BEGIN

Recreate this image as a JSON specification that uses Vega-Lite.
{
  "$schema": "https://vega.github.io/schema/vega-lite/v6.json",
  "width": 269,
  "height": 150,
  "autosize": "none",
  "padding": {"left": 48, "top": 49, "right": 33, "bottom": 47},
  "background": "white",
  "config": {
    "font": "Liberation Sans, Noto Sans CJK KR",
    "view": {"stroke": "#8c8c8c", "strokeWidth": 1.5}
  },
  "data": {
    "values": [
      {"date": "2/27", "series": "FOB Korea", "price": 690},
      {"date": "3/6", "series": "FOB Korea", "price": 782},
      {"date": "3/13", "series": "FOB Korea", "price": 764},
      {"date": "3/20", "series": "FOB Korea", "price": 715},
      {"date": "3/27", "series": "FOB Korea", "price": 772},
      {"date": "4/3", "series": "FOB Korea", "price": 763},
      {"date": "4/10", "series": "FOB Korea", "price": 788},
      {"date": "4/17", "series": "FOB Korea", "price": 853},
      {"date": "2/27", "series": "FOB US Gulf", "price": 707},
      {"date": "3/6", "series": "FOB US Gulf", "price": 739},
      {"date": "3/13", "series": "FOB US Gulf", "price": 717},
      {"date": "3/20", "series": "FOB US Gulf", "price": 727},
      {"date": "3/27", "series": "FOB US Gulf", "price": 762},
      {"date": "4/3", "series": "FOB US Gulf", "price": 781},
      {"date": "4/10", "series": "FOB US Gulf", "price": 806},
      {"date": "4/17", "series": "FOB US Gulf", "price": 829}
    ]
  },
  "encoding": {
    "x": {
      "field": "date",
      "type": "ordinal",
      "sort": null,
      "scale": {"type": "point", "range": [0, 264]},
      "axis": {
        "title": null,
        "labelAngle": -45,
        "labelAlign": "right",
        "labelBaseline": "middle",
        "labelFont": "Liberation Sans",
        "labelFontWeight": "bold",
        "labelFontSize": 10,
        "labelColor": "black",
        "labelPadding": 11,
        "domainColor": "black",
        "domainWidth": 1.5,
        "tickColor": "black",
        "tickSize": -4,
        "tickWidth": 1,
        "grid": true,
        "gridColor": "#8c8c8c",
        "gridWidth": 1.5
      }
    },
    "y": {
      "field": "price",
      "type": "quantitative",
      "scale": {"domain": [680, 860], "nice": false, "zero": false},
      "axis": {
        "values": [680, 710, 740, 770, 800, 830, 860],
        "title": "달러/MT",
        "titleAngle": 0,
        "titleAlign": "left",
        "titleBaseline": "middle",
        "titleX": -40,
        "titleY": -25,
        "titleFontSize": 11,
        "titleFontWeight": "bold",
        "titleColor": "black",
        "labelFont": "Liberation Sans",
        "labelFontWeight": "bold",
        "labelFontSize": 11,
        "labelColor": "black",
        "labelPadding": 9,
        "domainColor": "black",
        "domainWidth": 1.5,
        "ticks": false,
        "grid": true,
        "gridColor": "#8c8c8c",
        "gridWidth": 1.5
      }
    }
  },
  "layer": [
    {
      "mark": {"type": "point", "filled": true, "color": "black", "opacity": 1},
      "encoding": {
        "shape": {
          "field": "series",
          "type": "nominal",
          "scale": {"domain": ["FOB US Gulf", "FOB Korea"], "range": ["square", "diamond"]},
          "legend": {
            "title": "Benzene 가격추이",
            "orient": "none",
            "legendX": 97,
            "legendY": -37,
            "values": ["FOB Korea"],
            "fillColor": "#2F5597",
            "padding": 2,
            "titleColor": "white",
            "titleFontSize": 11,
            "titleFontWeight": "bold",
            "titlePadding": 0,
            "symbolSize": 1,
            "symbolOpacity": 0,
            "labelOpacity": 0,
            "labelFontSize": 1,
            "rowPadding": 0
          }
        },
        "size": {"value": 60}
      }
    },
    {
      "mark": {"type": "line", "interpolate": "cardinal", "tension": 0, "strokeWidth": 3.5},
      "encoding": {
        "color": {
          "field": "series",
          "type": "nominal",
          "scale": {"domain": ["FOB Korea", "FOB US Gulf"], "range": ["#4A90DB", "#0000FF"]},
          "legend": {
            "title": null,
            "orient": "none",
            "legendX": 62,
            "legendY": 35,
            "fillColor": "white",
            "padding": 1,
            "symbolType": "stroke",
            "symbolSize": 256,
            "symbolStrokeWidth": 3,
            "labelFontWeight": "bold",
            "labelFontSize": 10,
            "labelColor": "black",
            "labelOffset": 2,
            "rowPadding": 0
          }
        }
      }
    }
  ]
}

END

■ EXERCISE REQUIREMENTS
Reproduce the data shown above exactly.

■ EXPECTED ANSWER
Recreate this image as a JSON specification that uses Vega-Lite.
{
  "$schema": "https://vega.github.io/schema/vega-lite/v6.json",
  "width": 269,
  "height": 150,
  "autosize": "none",
  "padding": {"left": 48, "top": 49, "right": 33, "bottom": 47},
  "background": "white",
  "config": {
    "font": "Liberation Sans, Noto Sans CJK KR",
    "view": {"stroke": "#8c8c8c", "strokeWidth": 1.5}
  },
  "data": {
    "values": [
      {"date": "2/27", "series": "FOB Korea", "price": 690},
      {"date": "3/6", "series": "FOB Korea", "price": 782},
      {"date": "3/13", "series": "FOB Korea", "price": 764},
      {"date": "3/20", "series": "FOB Korea", "price": 715},
      {"date": "3/27", "series": "FOB Korea", "price": 772},
      {"date": "4/3", "series": "FOB Korea", "price": 763},
      {"date": "4/10", "series": "FOB Korea", "price": 788},
      {"date": "4/17", "series": "FOB Korea", "price": 853},
      {"date": "2/27", "series": "FOB US Gulf", "price": 707},
      {"date": "3/6", "series": "FOB US Gulf", "price": 739},
      {"date": "3/13", "series": "FOB US Gulf", "price": 717},
      {"date": "3/20", "series": "FOB US Gulf", "price": 727},
      {"date": "3/27", "series": "FOB US Gulf", "price": 762},
      {"date": "4/3", "series": "FOB US Gulf", "price": 781},
      {"date": "4/10", "series": "FOB US Gulf", "price": 806},
      {"date": "4/17", "series": "FOB US Gulf", "price": 829}
    ]
  },
  "encoding": {
    "x": {
      "field": "date",
      "type": "ordinal",
      "sort": null,
      "scale": {"type": "point", "range": [0, 264]},
      "axis": {
        "title": null,
        "labelAngle": -45,
        "labelAlign": "right",
        "labelBaseline": "middle",
        "labelFont": "Liberation Sans",
        "labelFontWeight": "bold",
        "labelFontSize": 10,
        "labelColor": "black",
        "labelPadding": 11,
        "domainColor": "black",
        "domainWidth": 1.5,
        "tickColor": "black",
        "tickSize": -4,
        "tickWidth": 1,
        "grid": true,
        "gridColor": "#8c8c8c",
        "gridWidth": 1.5
      }
    },
    "y": {
      "field": "price",
      "type": "quantitative",
      "scale": {"domain": [680, 860], "nice": false, "zero": false},
      "axis": {
        "values": [680, 710, 740, 770, 800, 830, 860],
        "title": "달러/MT",
        "titleAngle": 0,
        "titleAlign": "left",
        "titleBaseline": "middle",
        "titleX": -40,
        "titleY": -25,
        "titleFontSize": 11,
        "titleFontWeight": "bold",
        "titleColor": "black",
        "labelFont": "Liberation Sans",
        "labelFontWeight": "bold",
        "labelFontSize": 11,
        "labelColor": "black",
        "labelPadding": 9,
        "domainColor": "black",
        "domainWidth": 1.5,
        "ticks": false,
        "grid": true,
        "gridColor": "#8c8c8c",
        "gridWidth": 1.5
      }
    }
  },
  "layer": [
    {
      "mark": {"type": "point", "filled": true, "color": "black", "opacity": 1},
      "encoding": {
        "shape": {
          "field": "series",
          "type": "nominal",
          "scale": {"domain": ["FOB US Gulf", "FOB Korea"], "range": ["square", "diamond"]},
          "legend": {
            "title": "Benzene 가격추이",
            "orient": "none",
            "legendX": 97,
            "legendY": -37,
            "values": ["FOB Korea"],
            "fillColor": "#2F5597",
            "padding": 2,
            "titleColor": "white",
            "titleFontSize": 11,
            "titleFontWeight": "bold",
            "titlePadding": 0,
            "symbolSize": 1,
            "symbolOpacity": 0,
            "labelOpacity": 0,
            "labelFontSize": 1,
            "rowPadding": 0
          }
        },
        "size": {"value": 60}
      }
    },
    {
      "mark": {"type": "line", "interpolate": "cardinal", "tension": 0, "strokeWidth": 3.5},
      "encoding": {
        "color": {
          "field": "series",
          "type": "nominal",
          "scale": {"domain": ["FOB Korea", "FOB US Gulf"], "range": ["#4A90DB", "#0000FF"]},
          "legend": {
            "title": null,
            "orient": "none",
            "legendX": 62,
            "legendY": 35,
            "fillColor": "white",
            "padding": 1,
            "symbolType": "stroke",
            "symbolSize": 256,
            "symbolStrokeWidth": 3,
            "labelFontWeight": "bold",
            "labelFontSize": 10,
            "labelColor": "black",
            "labelOffset": 2,
            "rowPadding": 0
          }
        }
      }
    }
  ]
}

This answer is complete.